→ EXERCISE DESCRIPTION:
Keep to the lines from the line containing "Recreate this image" through the line containing "import seaborn as sns": copy them exactly and leave every picture out.
═════ DATASET EXTRACT ═════
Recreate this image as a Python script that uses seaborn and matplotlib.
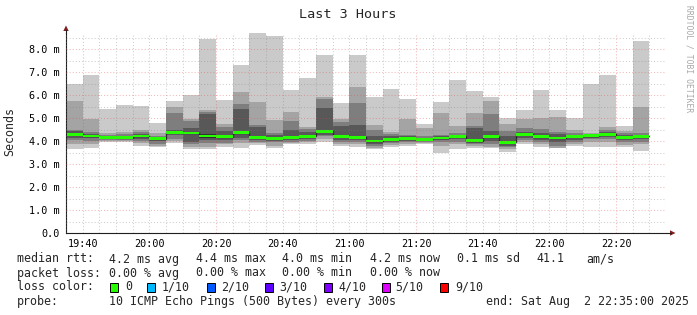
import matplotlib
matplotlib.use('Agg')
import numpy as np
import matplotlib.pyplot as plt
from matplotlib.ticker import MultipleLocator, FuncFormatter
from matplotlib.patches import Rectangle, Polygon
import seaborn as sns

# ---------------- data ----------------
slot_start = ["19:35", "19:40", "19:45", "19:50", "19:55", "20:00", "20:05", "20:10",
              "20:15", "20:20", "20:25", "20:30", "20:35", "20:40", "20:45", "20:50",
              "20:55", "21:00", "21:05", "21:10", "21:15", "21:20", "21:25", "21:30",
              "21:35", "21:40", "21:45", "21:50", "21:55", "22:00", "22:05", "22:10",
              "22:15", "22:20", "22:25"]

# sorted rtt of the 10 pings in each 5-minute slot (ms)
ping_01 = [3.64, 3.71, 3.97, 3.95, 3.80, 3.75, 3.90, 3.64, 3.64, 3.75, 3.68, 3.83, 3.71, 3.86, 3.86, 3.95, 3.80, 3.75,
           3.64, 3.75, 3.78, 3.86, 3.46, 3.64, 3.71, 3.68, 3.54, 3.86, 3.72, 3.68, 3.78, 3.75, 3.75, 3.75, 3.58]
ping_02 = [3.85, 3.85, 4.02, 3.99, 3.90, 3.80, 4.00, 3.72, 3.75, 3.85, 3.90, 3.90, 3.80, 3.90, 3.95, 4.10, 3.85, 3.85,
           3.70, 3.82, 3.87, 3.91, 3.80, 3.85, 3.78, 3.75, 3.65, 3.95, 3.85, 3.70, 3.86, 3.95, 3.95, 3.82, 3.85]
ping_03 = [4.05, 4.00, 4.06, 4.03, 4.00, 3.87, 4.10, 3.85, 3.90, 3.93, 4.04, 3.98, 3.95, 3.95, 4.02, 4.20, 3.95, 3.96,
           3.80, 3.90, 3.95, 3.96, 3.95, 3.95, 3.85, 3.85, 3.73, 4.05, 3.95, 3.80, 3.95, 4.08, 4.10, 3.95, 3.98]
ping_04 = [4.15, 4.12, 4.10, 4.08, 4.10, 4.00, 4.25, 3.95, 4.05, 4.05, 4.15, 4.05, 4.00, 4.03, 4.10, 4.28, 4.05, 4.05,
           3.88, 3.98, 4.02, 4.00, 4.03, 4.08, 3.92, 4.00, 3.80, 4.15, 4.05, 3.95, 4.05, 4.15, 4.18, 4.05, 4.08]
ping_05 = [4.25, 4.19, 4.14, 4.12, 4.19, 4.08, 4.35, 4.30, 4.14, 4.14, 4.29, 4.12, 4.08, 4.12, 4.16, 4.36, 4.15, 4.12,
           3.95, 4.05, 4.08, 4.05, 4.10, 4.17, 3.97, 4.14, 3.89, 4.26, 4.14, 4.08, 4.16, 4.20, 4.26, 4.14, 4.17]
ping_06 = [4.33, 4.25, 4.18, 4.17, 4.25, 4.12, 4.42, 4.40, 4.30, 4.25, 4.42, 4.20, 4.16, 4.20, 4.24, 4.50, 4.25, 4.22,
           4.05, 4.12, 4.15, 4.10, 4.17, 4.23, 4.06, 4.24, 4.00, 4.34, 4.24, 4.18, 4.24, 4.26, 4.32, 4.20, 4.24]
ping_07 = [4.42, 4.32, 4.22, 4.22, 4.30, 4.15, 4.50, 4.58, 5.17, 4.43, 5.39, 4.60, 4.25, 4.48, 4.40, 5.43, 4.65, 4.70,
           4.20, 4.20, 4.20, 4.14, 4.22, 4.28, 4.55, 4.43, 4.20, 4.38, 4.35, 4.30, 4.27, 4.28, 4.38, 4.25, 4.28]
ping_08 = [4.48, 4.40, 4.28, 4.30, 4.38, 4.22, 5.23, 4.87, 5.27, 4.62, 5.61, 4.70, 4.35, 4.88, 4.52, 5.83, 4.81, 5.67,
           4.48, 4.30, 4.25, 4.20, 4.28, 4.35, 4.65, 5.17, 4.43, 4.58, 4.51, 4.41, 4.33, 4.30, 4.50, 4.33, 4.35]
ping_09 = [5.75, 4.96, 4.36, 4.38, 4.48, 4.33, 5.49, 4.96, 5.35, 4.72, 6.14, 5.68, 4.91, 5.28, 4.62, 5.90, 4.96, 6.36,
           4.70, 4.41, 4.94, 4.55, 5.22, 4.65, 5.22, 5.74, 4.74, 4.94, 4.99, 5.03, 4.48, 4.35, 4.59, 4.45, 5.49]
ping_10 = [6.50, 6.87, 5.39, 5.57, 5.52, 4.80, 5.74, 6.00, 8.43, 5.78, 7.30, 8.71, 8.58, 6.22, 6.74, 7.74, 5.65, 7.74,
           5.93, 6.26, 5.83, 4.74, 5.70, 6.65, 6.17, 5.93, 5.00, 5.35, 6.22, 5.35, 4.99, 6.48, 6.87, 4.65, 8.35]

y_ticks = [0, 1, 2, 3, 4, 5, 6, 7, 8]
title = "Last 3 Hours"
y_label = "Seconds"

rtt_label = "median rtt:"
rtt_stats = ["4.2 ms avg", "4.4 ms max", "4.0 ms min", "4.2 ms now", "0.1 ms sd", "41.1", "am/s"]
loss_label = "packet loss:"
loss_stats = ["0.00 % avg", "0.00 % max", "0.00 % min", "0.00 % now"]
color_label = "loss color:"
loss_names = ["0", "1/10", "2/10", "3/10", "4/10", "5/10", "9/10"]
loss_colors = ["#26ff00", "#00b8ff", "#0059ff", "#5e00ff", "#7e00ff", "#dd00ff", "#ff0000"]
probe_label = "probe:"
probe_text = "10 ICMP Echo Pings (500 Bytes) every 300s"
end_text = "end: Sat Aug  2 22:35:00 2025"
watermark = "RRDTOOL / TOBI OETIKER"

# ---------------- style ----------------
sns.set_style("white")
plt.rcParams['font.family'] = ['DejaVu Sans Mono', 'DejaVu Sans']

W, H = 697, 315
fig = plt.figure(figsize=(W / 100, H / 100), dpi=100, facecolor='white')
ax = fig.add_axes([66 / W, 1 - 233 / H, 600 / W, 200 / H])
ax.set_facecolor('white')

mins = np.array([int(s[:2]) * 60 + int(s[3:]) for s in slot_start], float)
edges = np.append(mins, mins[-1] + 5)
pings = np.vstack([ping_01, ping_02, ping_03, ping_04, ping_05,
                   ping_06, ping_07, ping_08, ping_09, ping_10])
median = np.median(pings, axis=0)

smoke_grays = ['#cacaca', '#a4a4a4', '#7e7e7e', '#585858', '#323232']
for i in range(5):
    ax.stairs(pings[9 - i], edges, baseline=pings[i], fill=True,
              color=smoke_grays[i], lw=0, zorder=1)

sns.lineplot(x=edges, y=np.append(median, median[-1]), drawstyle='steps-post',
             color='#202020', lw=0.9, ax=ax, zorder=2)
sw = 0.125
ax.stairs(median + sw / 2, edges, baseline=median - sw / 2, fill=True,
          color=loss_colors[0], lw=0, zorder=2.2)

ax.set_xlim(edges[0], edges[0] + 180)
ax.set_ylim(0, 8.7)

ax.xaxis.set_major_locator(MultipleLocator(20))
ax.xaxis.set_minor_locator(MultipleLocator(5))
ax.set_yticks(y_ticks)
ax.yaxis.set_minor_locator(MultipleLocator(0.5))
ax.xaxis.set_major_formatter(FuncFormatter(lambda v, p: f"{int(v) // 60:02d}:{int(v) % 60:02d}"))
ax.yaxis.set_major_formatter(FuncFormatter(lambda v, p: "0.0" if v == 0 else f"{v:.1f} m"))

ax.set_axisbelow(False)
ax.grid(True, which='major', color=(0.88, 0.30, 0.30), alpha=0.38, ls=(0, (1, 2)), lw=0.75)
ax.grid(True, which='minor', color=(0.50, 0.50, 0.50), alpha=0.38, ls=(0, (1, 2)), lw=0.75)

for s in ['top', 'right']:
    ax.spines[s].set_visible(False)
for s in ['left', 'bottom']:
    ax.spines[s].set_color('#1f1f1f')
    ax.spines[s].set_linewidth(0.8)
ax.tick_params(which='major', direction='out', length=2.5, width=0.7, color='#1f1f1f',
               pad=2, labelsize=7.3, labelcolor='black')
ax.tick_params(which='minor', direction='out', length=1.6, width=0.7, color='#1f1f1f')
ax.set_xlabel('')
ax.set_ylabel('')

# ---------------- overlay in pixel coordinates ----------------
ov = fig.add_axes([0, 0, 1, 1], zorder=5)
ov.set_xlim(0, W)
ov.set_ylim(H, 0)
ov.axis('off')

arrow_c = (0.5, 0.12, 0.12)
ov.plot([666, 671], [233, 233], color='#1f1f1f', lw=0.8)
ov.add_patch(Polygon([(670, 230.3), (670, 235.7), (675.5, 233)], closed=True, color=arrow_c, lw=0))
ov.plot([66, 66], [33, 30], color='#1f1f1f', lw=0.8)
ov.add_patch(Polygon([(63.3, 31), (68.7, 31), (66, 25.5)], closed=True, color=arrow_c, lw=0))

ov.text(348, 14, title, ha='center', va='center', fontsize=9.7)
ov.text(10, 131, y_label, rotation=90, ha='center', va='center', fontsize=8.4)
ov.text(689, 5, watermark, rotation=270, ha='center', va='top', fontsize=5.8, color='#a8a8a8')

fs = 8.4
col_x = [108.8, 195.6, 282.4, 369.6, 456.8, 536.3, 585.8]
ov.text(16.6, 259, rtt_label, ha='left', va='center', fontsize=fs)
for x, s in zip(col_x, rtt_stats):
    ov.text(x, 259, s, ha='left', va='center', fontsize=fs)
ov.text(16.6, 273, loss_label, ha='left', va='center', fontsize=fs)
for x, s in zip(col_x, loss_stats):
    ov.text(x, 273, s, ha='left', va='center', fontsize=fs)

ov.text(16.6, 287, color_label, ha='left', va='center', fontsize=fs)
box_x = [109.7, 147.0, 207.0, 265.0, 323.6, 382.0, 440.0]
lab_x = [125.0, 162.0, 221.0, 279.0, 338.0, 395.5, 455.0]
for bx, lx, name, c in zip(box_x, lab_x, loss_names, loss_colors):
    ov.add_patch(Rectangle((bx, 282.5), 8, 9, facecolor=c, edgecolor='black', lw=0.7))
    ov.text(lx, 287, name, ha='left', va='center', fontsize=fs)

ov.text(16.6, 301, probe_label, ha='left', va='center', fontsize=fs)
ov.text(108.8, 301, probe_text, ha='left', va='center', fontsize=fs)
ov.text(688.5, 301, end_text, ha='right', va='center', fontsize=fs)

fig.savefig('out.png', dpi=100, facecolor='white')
═════
═════ DATASET EXTRACT ═════
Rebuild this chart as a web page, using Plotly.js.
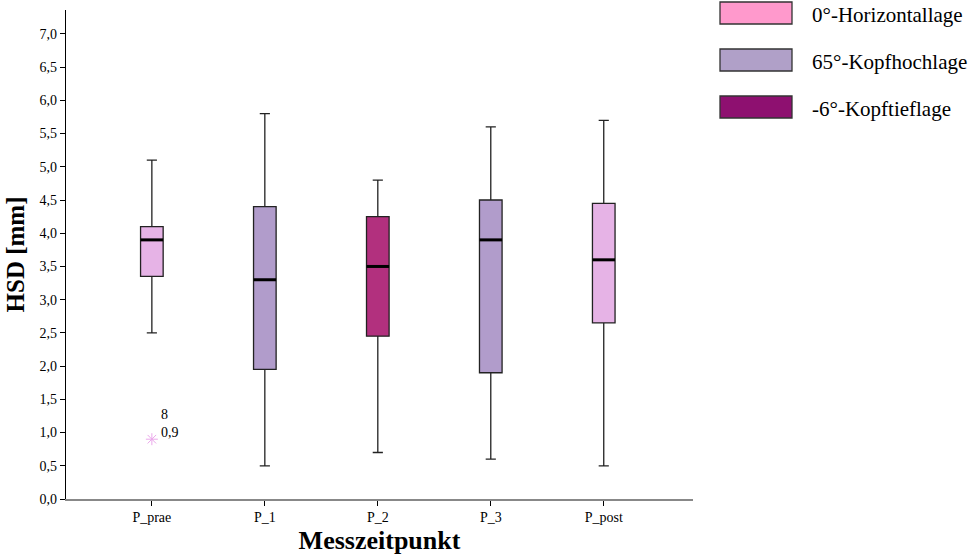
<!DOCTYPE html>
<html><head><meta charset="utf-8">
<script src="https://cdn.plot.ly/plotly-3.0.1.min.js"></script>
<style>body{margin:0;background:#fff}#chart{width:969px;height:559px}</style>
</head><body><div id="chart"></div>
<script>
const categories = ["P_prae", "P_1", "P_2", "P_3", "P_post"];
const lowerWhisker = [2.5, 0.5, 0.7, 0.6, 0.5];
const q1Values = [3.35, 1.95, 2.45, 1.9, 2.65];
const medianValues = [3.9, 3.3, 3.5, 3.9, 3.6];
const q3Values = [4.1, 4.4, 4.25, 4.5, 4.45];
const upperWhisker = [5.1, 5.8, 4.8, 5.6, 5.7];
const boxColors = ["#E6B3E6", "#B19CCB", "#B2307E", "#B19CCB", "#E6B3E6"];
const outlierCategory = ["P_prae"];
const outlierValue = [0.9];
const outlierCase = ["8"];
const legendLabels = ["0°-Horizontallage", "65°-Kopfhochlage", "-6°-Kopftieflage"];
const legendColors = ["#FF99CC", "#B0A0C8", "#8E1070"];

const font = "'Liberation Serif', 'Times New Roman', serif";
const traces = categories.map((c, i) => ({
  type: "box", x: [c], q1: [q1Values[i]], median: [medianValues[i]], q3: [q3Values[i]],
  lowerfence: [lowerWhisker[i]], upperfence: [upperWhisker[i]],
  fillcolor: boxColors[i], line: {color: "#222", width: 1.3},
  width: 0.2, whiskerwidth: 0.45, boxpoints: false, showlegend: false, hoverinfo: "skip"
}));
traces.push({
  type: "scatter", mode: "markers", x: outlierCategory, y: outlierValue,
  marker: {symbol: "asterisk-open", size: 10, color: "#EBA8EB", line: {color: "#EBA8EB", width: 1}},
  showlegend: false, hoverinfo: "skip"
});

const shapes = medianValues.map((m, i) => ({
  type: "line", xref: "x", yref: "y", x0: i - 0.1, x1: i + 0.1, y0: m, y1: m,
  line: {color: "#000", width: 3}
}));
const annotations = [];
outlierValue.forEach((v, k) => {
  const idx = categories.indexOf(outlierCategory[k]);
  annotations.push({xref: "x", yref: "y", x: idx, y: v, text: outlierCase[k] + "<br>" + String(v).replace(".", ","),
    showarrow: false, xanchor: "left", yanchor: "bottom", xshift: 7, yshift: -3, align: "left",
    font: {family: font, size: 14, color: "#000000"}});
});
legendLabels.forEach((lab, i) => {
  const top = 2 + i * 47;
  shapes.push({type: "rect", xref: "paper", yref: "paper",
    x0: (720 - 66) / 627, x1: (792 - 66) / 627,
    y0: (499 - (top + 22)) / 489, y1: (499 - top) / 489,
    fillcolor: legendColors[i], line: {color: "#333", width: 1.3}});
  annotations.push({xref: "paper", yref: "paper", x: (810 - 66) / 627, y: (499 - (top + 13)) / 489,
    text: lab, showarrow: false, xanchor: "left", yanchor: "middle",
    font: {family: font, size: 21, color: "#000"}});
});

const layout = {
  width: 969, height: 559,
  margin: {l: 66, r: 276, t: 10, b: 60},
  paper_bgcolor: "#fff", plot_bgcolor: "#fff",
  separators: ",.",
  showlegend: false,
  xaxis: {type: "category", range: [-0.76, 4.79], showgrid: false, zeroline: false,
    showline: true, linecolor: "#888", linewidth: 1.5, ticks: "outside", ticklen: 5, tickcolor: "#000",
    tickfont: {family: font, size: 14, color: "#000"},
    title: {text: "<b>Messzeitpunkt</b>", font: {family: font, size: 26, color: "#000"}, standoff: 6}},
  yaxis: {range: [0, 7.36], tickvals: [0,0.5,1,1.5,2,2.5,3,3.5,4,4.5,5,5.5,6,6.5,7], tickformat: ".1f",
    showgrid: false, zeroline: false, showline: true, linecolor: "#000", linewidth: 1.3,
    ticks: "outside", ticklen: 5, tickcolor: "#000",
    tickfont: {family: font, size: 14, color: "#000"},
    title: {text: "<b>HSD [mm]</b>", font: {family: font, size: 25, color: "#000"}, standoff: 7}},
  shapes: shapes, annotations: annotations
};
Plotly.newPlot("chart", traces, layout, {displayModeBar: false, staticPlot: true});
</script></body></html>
═════
→ WORKED SOLUTION:
Recreate this image as a Python script that uses seaborn and matplotlib.
import matplotlib
matplotlib.use('Agg')
import numpy as np
import matplotlib.pyplot as plt
from matplotlib.ticker import MultipleLocator, FuncFormatter
from matplotlib.patches import Rectangle, Polygon
import seaborn as sns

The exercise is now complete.